Without the pictures, output the lines of the material from the very first through the one that holds "ax = fig.add_axes([0.0704, 0.110, 0.7129, 0.848])".

-- Data lines --
_ _ _

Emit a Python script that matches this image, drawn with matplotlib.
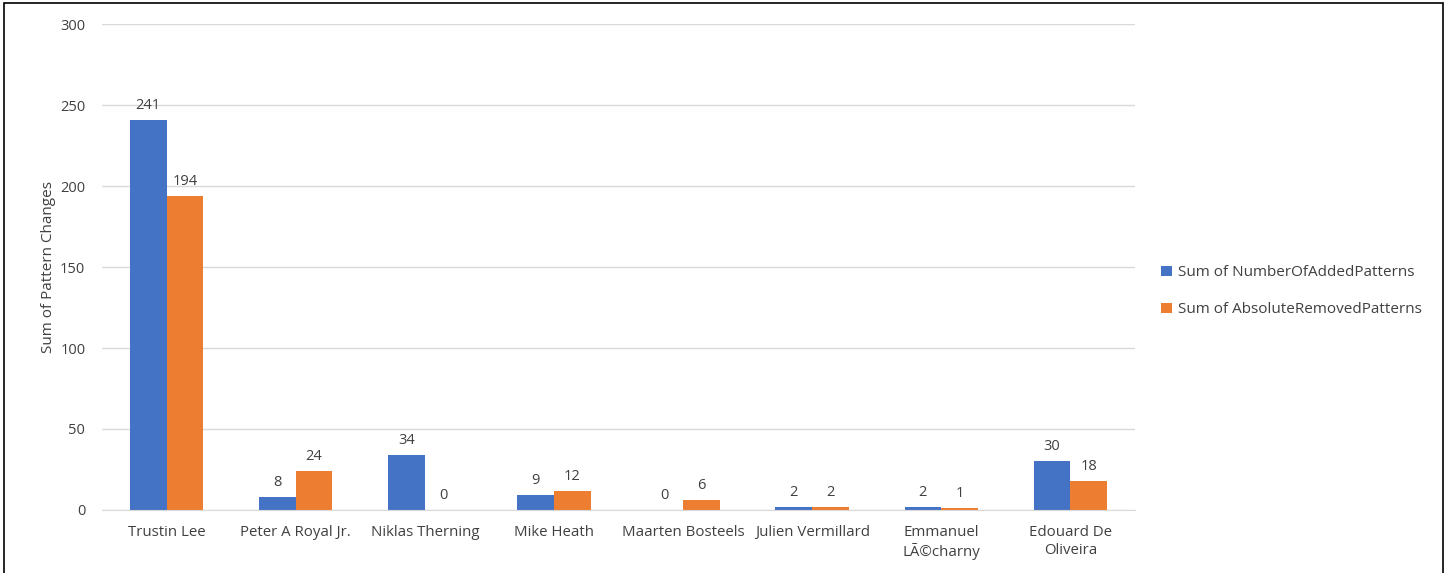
import matplotlib.pyplot as plt
import numpy as np
from matplotlib.patches import Rectangle

# data
authors = ["Trustin Lee", "Peter A Royal Jr.", "Niklas Therning", "Mike Heath",
           "Maarten Bosteels", "Julien Vermillard", "Emmanuel\nLÃ©charny", "Edouard De\nOliveira"]
added = [241, 8, 34, 9, 0, 2, 2, 30]
removed = [194, 24, 0, 12, 6, 2, 1, 18]

blue = "#4472C4"
orange = "#ED7D31"
txt = "#404040"

plt.rcParams['font.family'] = ['Open Sans', 'DejaVu Sans']

fig = plt.figure(figsize=(14.49, 5.73), dpi=100)
ax = fig.add_axes([0.0704, 0.110, 0.7129, 0.848])

x = np.arange(len(authors))
w = 0.285
b1 = ax.bar(x - w / 2, added, w, color=blue, label="Sum of NumberOfAddedPatterns")
b2 = ax.bar(x + w / 2, removed, w, color=orange, label="Sum of AbsoluteRemovedPatterns")

for bars in (b1, b2):
    for r in bars:
        ax.annotate(str(int(r.get_height())), (r.get_x() + r.get_width() / 2, r.get_height()),
                    xytext=(0, 5), textcoords="offset points", ha="center", va="bottom",
                    fontsize=10.5, color=txt)

ax.set_xlim(-0.5, len(authors) - 0.5)
ax.set_ylim(0, 300)
ax.set_yticks(range(0, 301, 50))
ax.set_xticks(x)
ax.set_xticklabels(authors, fontsize=10.8, color=txt, linespacing=1.25)
ax.tick_params(axis="y", labelsize=10.5, labelcolor=txt, length=0, pad=12)
ax.tick_params(axis="x", length=0, pad=11)
ax.grid(axis="y", color="#D9D9D9", linewidth=1)
ax.set_axisbelow(True)
for s in ["top", "right", "left"]:
    ax.spines[s].set_visible(False)
ax.spines["bottom"].set_color("#D9D9D9")
ax.set_ylabel("Sum of Pattern Changes", fontsize=11, color=txt, labelpad=3)

ax.legend(loc="center left", bbox_to_anchor=(1.012, 0.45), frameon=False, fontsize=11,
          handlelength=0.7, handleheight=0.7, handletextpad=0.4, labelspacing=1.45,
          labelcolor=txt)

fig.patches.append(Rectangle((0.003, -0.01), 0.993, 1.005, transform=fig.transFigure,
                             fill=False, edgecolor="black", linewidth=1.2))

fig.savefig("out.png", dpi=100)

_ _ _

-- Output below --
Emit a Python script that matches this image, drawn with matplotlib.
import matplotlib.pyplot as plt
import numpy as np
from matplotlib.patches import Rectangle

# data
authors = ["Trustin Lee", "Peter A Royal Jr.", "Niklas Therning", "Mike Heath",
           "Maarten Bosteels", "Julien Vermillard", "Emmanuel\nLÃ©charny", "Edouard De\nOliveira"]
added = [241, 8, 34, 9, 0, 2, 2, 30]
removed = [194, 24, 0, 12, 6, 2, 1, 18]

blue = "#4472C4"
orange = "#ED7D31"
txt = "#404040"

plt.rcParams['font.family'] = ['Open Sans', 'DejaVu Sans']

fig = plt.figure(figsize=(14.49, 5.73), dpi=100)
ax = fig.add_axes([0.0704, 0.110, 0.7129, 0.848])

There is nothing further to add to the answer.